Guest Post by Morbo
I was amused by a recent story in the Dallas Morning News about the rise of charismatic forms of worship in the Roman Catholic Church in Nigeria.
The article chronicled the exploits of the Rev. Ejike Mbaka, a Catholic priest whose style is more akin to the “700 Club” than the often-staid Church of Rome. Mbaka claims to heal people with magic water. At his highly emotional services, he promises that the blind will see, the lame will walk and that those who oppose him will suffer great torments. In other words, it’s classic Oral Roberts stuff.
The Catholic Church has been moving to embrace charismatic forms of worship. Pope Benedict XVI, back when he was Cardinal Josef Ratzinger, urged the faithful to be open to such worship, calling it a counterbalance to “a world imbued with rationalistic skepticism.” (I guess he prefers the alternative — irrational gullibility.)

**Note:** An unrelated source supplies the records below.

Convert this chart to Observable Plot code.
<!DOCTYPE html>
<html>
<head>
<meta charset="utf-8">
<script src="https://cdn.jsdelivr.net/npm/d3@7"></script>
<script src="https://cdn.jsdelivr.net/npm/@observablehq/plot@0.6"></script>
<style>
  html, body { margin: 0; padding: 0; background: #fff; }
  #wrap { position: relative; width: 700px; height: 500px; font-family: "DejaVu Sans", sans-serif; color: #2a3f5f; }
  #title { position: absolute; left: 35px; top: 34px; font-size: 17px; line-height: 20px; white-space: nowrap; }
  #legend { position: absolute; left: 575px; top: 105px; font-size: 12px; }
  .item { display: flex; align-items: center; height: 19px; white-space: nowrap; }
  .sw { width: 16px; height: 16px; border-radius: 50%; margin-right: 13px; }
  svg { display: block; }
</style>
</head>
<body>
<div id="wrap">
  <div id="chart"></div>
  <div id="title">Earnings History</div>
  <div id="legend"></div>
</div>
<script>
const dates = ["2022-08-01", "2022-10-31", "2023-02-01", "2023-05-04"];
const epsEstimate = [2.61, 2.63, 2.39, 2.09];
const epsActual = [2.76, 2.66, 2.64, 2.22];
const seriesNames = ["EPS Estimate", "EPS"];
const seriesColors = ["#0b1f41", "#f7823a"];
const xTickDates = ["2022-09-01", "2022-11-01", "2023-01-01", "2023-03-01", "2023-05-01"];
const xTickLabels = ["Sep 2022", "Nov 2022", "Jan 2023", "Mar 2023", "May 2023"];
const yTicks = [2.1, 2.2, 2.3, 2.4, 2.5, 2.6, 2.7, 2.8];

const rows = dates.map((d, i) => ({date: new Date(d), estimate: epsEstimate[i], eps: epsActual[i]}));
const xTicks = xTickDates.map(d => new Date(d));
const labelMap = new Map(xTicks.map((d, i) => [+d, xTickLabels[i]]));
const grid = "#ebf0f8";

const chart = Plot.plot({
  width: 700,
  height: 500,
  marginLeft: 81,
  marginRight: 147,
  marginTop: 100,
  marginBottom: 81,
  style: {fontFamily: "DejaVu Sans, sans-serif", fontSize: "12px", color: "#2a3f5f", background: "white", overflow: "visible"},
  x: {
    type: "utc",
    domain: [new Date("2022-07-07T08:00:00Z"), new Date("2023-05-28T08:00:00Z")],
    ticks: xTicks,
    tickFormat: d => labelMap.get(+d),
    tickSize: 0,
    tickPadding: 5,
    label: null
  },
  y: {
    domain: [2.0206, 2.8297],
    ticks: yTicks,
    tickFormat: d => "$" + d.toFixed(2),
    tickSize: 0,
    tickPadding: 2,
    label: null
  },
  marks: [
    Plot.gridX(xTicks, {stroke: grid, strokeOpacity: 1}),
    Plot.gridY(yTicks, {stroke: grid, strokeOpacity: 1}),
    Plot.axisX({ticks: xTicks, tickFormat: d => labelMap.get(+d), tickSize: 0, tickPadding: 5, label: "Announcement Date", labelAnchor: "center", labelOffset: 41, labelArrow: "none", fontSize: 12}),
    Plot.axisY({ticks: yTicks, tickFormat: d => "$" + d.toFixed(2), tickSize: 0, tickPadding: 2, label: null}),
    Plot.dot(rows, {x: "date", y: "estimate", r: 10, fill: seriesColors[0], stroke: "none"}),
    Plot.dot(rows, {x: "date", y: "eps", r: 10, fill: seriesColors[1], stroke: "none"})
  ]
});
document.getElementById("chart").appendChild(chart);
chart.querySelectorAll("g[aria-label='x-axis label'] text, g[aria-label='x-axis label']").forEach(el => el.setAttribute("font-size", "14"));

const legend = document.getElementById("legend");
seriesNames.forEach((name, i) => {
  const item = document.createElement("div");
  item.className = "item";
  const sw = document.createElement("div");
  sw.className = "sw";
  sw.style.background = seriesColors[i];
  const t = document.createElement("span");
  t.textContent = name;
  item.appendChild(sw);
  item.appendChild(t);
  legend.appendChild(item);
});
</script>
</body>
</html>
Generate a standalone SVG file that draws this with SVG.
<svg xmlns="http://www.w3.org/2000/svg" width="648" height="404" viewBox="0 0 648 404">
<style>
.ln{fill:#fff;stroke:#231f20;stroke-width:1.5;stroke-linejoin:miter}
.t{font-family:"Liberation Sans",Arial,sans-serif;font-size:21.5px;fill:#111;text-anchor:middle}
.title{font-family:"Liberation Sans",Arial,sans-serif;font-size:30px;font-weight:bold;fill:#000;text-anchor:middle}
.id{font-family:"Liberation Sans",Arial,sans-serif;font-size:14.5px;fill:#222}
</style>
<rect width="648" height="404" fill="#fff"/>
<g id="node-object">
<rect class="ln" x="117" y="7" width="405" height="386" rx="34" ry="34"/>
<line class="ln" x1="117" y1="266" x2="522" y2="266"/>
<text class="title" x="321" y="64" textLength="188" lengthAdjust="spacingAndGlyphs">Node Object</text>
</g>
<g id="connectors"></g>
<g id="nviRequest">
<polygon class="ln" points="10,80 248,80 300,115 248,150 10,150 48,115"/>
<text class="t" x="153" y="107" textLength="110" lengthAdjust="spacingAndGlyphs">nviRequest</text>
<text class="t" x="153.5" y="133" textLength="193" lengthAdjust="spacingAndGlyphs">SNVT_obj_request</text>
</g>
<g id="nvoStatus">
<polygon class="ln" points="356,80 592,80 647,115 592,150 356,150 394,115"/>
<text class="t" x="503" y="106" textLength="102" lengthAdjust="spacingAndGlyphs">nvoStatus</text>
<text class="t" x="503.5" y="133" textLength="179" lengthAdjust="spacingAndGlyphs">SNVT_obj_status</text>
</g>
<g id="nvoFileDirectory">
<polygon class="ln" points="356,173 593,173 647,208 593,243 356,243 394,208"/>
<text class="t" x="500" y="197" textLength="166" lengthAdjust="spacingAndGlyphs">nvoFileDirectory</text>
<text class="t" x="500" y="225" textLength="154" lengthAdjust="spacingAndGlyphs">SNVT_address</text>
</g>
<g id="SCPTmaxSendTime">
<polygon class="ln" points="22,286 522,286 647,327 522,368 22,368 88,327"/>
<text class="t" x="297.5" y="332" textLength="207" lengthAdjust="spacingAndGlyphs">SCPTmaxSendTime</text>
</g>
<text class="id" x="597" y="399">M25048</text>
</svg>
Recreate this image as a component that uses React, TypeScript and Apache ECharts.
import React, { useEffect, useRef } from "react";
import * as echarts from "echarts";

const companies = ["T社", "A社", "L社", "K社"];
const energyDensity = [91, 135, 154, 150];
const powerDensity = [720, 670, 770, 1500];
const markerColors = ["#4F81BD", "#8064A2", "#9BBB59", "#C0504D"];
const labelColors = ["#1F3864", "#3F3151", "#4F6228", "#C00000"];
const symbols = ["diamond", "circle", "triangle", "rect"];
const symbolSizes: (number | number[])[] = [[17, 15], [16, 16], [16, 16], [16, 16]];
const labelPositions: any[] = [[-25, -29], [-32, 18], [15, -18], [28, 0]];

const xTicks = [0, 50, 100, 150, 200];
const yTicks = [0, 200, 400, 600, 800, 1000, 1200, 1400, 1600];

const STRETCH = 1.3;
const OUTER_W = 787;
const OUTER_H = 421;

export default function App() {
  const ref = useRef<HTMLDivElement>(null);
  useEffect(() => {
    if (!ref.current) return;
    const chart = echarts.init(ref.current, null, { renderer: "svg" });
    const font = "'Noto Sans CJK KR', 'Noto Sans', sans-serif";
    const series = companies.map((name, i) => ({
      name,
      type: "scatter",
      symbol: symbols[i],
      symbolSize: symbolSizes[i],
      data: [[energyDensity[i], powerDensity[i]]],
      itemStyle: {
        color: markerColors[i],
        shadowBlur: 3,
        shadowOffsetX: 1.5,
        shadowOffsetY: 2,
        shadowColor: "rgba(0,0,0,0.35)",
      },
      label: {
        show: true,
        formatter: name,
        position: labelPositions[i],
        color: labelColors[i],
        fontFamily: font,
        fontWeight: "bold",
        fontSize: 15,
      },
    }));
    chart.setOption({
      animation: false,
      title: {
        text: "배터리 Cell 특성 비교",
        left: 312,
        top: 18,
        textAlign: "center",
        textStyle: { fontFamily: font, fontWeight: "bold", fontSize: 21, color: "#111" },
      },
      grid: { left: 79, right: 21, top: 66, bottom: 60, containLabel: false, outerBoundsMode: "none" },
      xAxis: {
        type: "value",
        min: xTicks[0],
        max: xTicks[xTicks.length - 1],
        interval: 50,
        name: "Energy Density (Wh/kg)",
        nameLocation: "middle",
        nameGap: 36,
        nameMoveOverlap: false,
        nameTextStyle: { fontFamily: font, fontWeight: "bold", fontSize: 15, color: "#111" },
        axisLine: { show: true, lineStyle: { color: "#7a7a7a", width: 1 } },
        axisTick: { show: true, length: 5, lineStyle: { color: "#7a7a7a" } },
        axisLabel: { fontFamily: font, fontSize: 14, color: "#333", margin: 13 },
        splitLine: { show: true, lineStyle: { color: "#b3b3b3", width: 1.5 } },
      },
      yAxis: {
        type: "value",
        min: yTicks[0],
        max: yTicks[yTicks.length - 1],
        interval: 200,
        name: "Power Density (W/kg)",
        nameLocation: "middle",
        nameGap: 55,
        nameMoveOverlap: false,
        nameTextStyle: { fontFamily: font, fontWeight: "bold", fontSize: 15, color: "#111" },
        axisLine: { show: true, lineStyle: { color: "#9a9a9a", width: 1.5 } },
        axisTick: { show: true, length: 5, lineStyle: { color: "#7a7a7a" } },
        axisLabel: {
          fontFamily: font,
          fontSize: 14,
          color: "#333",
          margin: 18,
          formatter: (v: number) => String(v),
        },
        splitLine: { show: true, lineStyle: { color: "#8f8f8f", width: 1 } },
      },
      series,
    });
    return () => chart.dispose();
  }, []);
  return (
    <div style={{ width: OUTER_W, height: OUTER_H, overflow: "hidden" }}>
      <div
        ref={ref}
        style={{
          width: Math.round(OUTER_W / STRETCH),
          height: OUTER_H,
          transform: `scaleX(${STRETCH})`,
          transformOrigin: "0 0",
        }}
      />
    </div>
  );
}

The story notes that not all Catholics are comfortable with services where people fall on the floor, scream and generally behave like “holy rollers” — a dismissive term for Pentecostal Protestants who believe in the gifts of the Holy Spirit.
Observes the reporter, Joshua Benton, “Some in the church worry about this nudging of conventional Christian doctrine toward the mystical.”
I hate to be the one to break it to those critics, but my understanding of the core doctrine of Christianity is this: It was necessary for God to assume the form of his own son and come down to earth to redeem humankind because all of us were slapped with a type of generational curse thousands of years ago after a talking snake persuaded the first woman who ever lived to eat a piece of fruit that she was not supposed to eat.
In light of this, I think it’s a little too late to worry about mysticism invading the church.